Yeah, it’s not at this point in time. I believe it was in something like 1,600 stores at the end of the quarter but is on a very fast track to be in all the stores. And this is something we are really excited about. I mean, one of the things that our customers have said to us is they do not like having to go through two different processes but it’s a very complex issue to go out and make that many cash doors -- you know, we’re very focused on controls and having cash in a lot of different places that is not something that is very enticing to us. So the fact that we’ve actually moved all the electronic payments so that they can be accepted at the parts counter not only eliminates that, it eliminates them having to go through two processes and it improves our controls, so we’re pretty excited about this. This is one quite frankly we’ve been working on for about 10 years to figure out how to do it and it’s now become a reality.

David Cumberland - Robert W. Baird

Analyst

Bill, when might that be in place across the stores?

William C. Rhodes III

Management

I think it will be finished by the end of the first quarter or so.

William T. Giles

Management

Yeah, I think it will be -- we’ll have it pretty much in all of the stores by the end of the first quarter and so far, it’s been received very well.
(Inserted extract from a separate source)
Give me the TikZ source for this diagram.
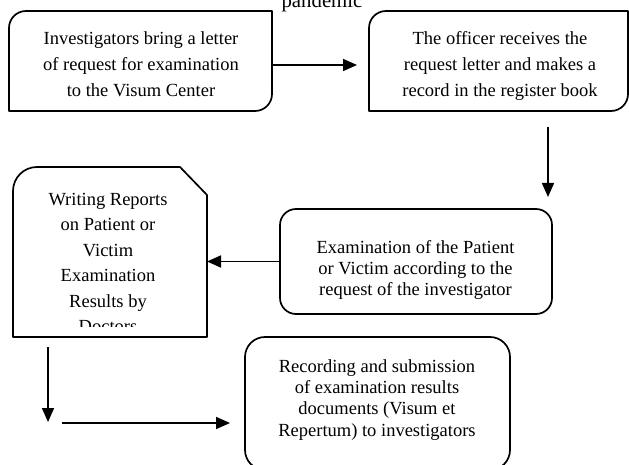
\documentclass[tikz,border=0pt]{standalone}
\usepackage{fontspec}
\setmainfont{Liberation Serif}
\usetikzlibrary{arrows.meta}
\begin{document}
\begin{tikzpicture}[x=1pt, y=1pt, >={Triangle[length=14pt,width=12pt]}]
        \tikzstyle{stepbox} = [rectangle, draw, line width=1.7pt, rounded corners=16pt, outer sep=0pt, inner sep=0pt]
        \tikzstyle{shapebox} = [rectangle, draw=none, outer sep=0pt, inner sep=0pt]
        \tikzstyle{outline} = [line width=1.7pt, line join=round]
        \tikzstyle{txt} = [align=center, inner sep=0pt, anchor=base]
        \tikzstyle{arr} = [line width=1.7pt, ->]
        \clip (0,0) rectangle (629,464);
        % boxes
        \node [shapebox, minimum width=263pt, minimum height=100pt] (b1) at (140.5,403) {};
        \node [shapebox, minimum width=259pt, minimum height=100pt] (b2) at (498.5,403) {};
        \node [shapebox, minimum width=194pt, minimum height=170pt] (b3) at (110,212) {};
        \node [stepbox, minimum width=272pt, minimum height=105pt] (b4) at (416,202.5) {};
        \node [stepbox, minimum width=265pt, minimum height=133pt, rounded corners=20pt] (b5) at (377.5,60.5) {};
        \draw [outline] (b1.north east) -- ([yshift=17pt]b1.south east) arc[start angle=0, end angle=-90, radius=17pt] -- (b1.south west) -- ([yshift=-17pt]b1.north west) arc[start angle=180, end angle=90, radius=17pt] -- cycle;
        \draw [outline] (b2.north east) -- ([yshift=17pt]b2.south east) arc[start angle=0, end angle=-90, radius=17pt] -- (b2.south west) -- ([yshift=-17pt]b2.north west) arc[start angle=180, end angle=90, radius=17pt] -- cycle;
        \draw [outline] (b3.south east) -- ([yshift=-28pt]b3.north east) -- ([xshift=-27pt]b3.north east) -- ([xshift=24pt]b3.north west) arc[start angle=90, end angle=180, radius=24pt] -- (b3.south west) -- cycle;
        % texts (base = last line)
        \node [font=\fontsize{20.8}{24}\selectfont, anchor=base] (title) at (322,456) {pandemic};
        \node [txt, font=\fontsize{18.5}{26}\selectfont] (t1) at (141,367) {Investigators bring a letter\\of request for examination\\to the Visum Center};
        \node [txt, font=\fontsize{18.5}{26}\selectfont] (t2) at (500,367) {The officer receives the\\request letter and makes a\\record in the register book};
        \begin{scope}
            \clip (b3.north west) rectangle ([yshift=11pt]b3.south east);
            \node [txt, font=\fontsize{18.5}{25.5}\selectfont] (t3) at (108,131.5) {Writing Reports\\on Patient or\\Victim\\Examination\\Results by\\Doctors};
        \end{scope}
        \node [txt, font=\fontsize{18.5}{21.5}\selectfont] (t4) at (415.5,168) {Examination of the Patient\\or Victim according to the\\request of the investigator};
        \node [txt, font=\fontsize{18.5}{21.3}\selectfont] (t5) at (377,28) {Recording and submission\\of examination results\\documents (Visum et\\Repertum) to investigators};
        % arrows
        \coordinate (c1) at (48,42);
        \coordinate (c2) at (62,41);
        \draw [arr, shorten >=12pt] ([yshift=-4pt]b1.east) -- ([yshift=-4pt]b2.west);
        \draw [arr, shorten <=16pt, shorten >=12pt] ([xshift=49.5pt]b2.south) -- ([xshift=49.5pt]b2.south |- b4.north);
        \draw [arr] (b4.west) -- (b4.west -| b3.east);
        \draw [arr, shorten <=10pt] ([xshift=-62pt]b3.south) -- (c1);
        \draw [arr, shorten >=15pt] (c2) -- (c2 -| b5.west);
\end{tikzpicture}
\end{document}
David Cumberland - Robert W. Baird

Analyst

Sounds great. Thank you.

William C. Rhodes III

Management

Okay. Thank you all. Before we conclude the call, I would like to take a moment to reiterate that we are excited about our growth prospects for the upcoming year. We cannot take anything for granted as we understand we have to earn our customers’ business each and every day. We have a solid plan and a culture that is second to none but I want to stress that this is a marathon and not a sprint. Our focus is on our critical success factors as we continue to focus on the basics and never take our eye off of optimizing long-term shareholder value. We are confident we will continue to be incredibly successful. Thank you very much for participating in today’s call.

Operator

Operator

That does conclude today’s conference. Thank you for participating. You may disconnect at this time.